COLLECTED MATERIAL.
◆ ◆ ◆

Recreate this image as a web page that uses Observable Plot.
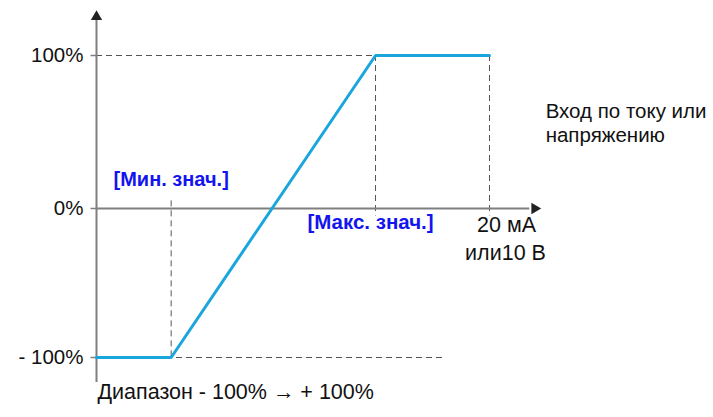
<!DOCTYPE html>
<html><head><meta charset="utf-8">
<script src="https://cdn.jsdelivr.net/npm/d3@7"></script>
<script src="https://cdn.jsdelivr.net/npm/@observablehq/plot@0.6"></script>
<style>body{margin:0;background:#fff}</style>
</head><body><div id="chart"></div>
<script>
// input (mA scale, 0..20) and output (%)
const inputPoints = [0, 3.8, 14.2, 20];
const outputPoints = [-100, -100, 100, 100];
const yTickValues = [100, 0, -100];
const yTickLabels = ["100%", "0%", "- 100%"];
const minLabel = "[Мин. знач.]";
const maxLabel = "[Макс. знач.]";
const xEndLabel = ["20 мА", "или10 В"];
const sideLabel = ["Вход по току или", "напряжению"];
const rangeLabel = "Диапазон - 100% → + 100%";

const data = inputPoints.map((x, i) => ({x, y: outputPoints[i]}));
const xMin = inputPoints[1], xMax = inputPoints[2], xEnd = inputPoints[3];
const xAxisEnd = 22.45, yTop = 128, yBottom = -116.8, lowDashEnd = 17.8;

const gray = "#7f7f7f", dash = "#555";
const plot = Plot.plot({
  width: 713, height: 417,
  margin: 0,
  x: {type: "linear", domain: [0, 20], range: [96, 489], axis: null},
  y: {type: "linear", domain: [-100, 0, 100], range: [357, 208, 55], axis: null},
  style: {fontFamily: "'Liberation Sans', Arial, sans-serif", fontSize: "16px", background: "#fff"},
  marks: [
    // dashed guides
    Plot.ruleY([100], {x1: 0, x2: xMax, stroke: dash, strokeDasharray: "6,4", strokeWidth: 1}),
    Plot.ruleY([-100], {x1: 0, x2: lowDashEnd, stroke: dash, strokeDasharray: "6,4", strokeWidth: 1}),
    Plot.ruleX([xMin], {y1: 5, y2: -100, stroke: dash, strokeDasharray: "6,4", strokeWidth: 1}),
    Plot.ruleX([xMax, xEnd], {y1: 100, y2: -5, stroke: dash, strokeDasharray: "6,4", strokeWidth: 1}),
    // axes
    Plot.ruleY([0], {x1: 0, x2: xAxisEnd - 0.4, stroke: gray, strokeWidth: 2}),
    Plot.ruleX([0], {y1: yBottom, y2: yTop - 4, stroke: gray, strokeWidth: 2}),
    Plot.dot([{x: xAxisEnd, y: 0}], {x: "x", y: "y", symbol: "triangle", r: 4.2, fill: "#222", stroke: null, rotate: 90, dx: -3}),
    Plot.dot([{x: 0, y: yTop}], {x: "x", y: "y", symbol: "triangle", r: 4.2, fill: "#222", stroke: null, dy: 4}),
    // y ticks
    Plot.ruleY(yTickValues, {x1: -0.28, x2: 0, stroke: gray, strokeWidth: 1.5}),
    Plot.text(yTickValues, {x: 0, y: d => d, text: (d, i) => yTickLabels[i], textAnchor: "end", dx: -13, fill: "#111", fontSize: 20.5}),
    // data line
    Plot.line(data, {x: "x", y: "y", stroke: "#1aa6dc", strokeWidth: 3}),
    // labels
    Plot.text([minLabel], {x: xMin, y: 0, text: d => d, dy: -29, fill: "#1414ee", fontWeight: "bold", fontSize: 20}),
    Plot.text([maxLabel], {x: xMax, y: 0, text: d => d, dy: 14, dx: -5, fill: "#1414ee", fontWeight: "bold", fontSize: 20.5}),
    Plot.text([xEndLabel[0]], {x: xEnd, y: 0, text: d => d, dy: 17, dx: 17, fill: "#111", fontSize: 21.5}),
    Plot.text([xEndLabel[1]], {x: xEnd, y: 0, text: d => d, dy: 45, dx: 16, fill: "#111", fontSize: 21.5}),
    Plot.text([sideLabel[0]], {x: xAxisEnd, y: 60, text: d => d, dx: 8, dy: -5, textAnchor: "start", fill: "#111", fontSize: 20.5}),
    Plot.text([sideLabel[1]], {x: xAxisEnd, y: 60, text: d => d, dx: 8, dy: 19, textAnchor: "start", fill: "#111", fontSize: 20.5}),
    Plot.text([rangeLabel], {x: 0, y: -100, text: d => d, dy: 35, dx: 1, textAnchor: "start", fill: "#111", fontSize: 21.5})
  ]
});
document.getElementById("chart").appendChild(plot);
</script>
</body></html>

◆ ◆ ◆

EXERCISE REQUIREMENTS. In your copy, leave out the pictures and reproduce the material above exactly.

FULL SOLUTION.
Recreate this image as a web page that uses Observable Plot.
<!DOCTYPE html>
<html><head><meta charset="utf-8">
<script src="https://cdn.jsdelivr.net/npm/d3@7"></script>
<script src="https://cdn.jsdelivr.net/npm/@observablehq/plot@0.6"></script>
<style>body{margin:0;background:#fff}</style>
</head><body><div id="chart"></div>
<script>
// input (mA scale, 0..20) and output (%)
const inputPoints = [0, 3.8, 14.2, 20];
const outputPoints = [-100, -100, 100, 100];
const yTickValues = [100, 0, -100];
const yTickLabels = ["100%", "0%", "- 100%"];
const minLabel = "[Мин. знач.]";
const maxLabel = "[Макс. знач.]";
const xEndLabel = ["20 мА", "или10 В"];
const sideLabel = ["Вход по току или", "напряжению"];
const rangeLabel = "Диапазон - 100% → + 100%";

const data = inputPoints.map((x, i) => ({x, y: outputPoints[i]}));
const xMin = inputPoints[1], xMax = inputPoints[2], xEnd = inputPoints[3];
const xAxisEnd = 22.45, yTop = 128, yBottom = -116.8, lowDashEnd = 17.8;

const gray = "#7f7f7f", dash = "#555";
const plot = Plot.plot({
  width: 713, height: 417,
  margin: 0,
  x: {type: "linear", domain: [0, 20], range: [96, 489], axis: null},
  y: {type: "linear", domain: [-100, 0, 100], range: [357, 208, 55], axis: null},
  style: {fontFamily: "'Liberation Sans', Arial, sans-serif", fontSize: "16px", background: "#fff"},
  marks: [
    // dashed guides
    Plot.ruleY([100], {x1: 0, x2: xMax, stroke: dash, strokeDasharray: "6,4", strokeWidth: 1}),
    Plot.ruleY([-100], {x1: 0, x2: lowDashEnd, stroke: dash, strokeDasharray: "6,4", strokeWidth: 1}),
    Plot.ruleX([xMin], {y1: 5, y2: -100, stroke: dash, strokeDasharray: "6,4", strokeWidth: 1}),
    Plot.ruleX([xMax, xEnd], {y1: 100, y2: -5, stroke: dash, strokeDasharray: "6,4", strokeWidth: 1}),
    // axes
    Plot.ruleY([0], {x1: 0, x2: xAxisEnd - 0.4, stroke: gray, strokeWidth: 2}),
    Plot.ruleX([0], {y1: yBottom, y2: yTop - 4, stroke: gray, strokeWidth: 2}),
    Plot.dot([{x: xAxisEnd, y: 0}], {x: "x", y: "y", symbol: "triangle", r: 4.2, fill: "#222", stroke: null, rotate: 90, dx: -3}),
    Plot.dot([{x: 0, y: yTop}], {x: "x", y: "y", symbol: "triangle", r: 4.2, fill: "#222", stroke: null, dy: 4}),
    // y ticks
    Plot.ruleY(yTickValues, {x1: -0.28, x2: 0, stroke: gray, strokeWidth: 1.5}),
    Plot.text(yTickValues, {x: 0, y: d => d, text: (d, i) => yTickLabels[i], textAnchor: "end", dx: -13, fill: "#111", fontSize: 20.5}),
    // data line
    Plot.line(data, {x: "x", y: "y", stroke: "#1aa6dc", strokeWidth: 3}),
    // labels
    Plot.text([minLabel], {x: xMin, y: 0, text: d => d, dy: -29, fill: "#1414ee", fontWeight: "bold", fontSize: 20}),
    Plot.text([maxLabel], {x: xMax, y: 0, text: d => d, dy: 14, dx: -5, fill: "#1414ee", fontWeight: "bold", fontSize: 20.5}),
    Plot.text([xEndLabel[0]], {x: xEnd, y: 0, text: d => d, dy: 17, dx: 17, fill: "#111", fontSize: 21.5}),
    Plot.text([xEndLabel[1]], {x: xEnd, y: 0, text: d => d, dy: 45, dx: 16, fill: "#111", fontSize: 21.5}),
    Plot.text([sideLabel[0]], {x: xAxisEnd, y: 60, text: d => d, dx: 8, dy: -5, textAnchor: "start", fill: "#111", fontSize: 20.5}),
    Plot.text([sideLabel[1]], {x: xAxisEnd, y: 60, text: d => d, dx: 8, dy: 19, textAnchor: "start", fill: "#111", fontSize: 20.5}),
    Plot.text([rangeLabel], {x: 0, y: -100, text: d => d, dy: 35, dx: 1, textAnchor: "start", fill: "#111", fontSize: 21.5})
  ]
});
document.getElementById("chart").appendChild(plot);
</script>
</body></html>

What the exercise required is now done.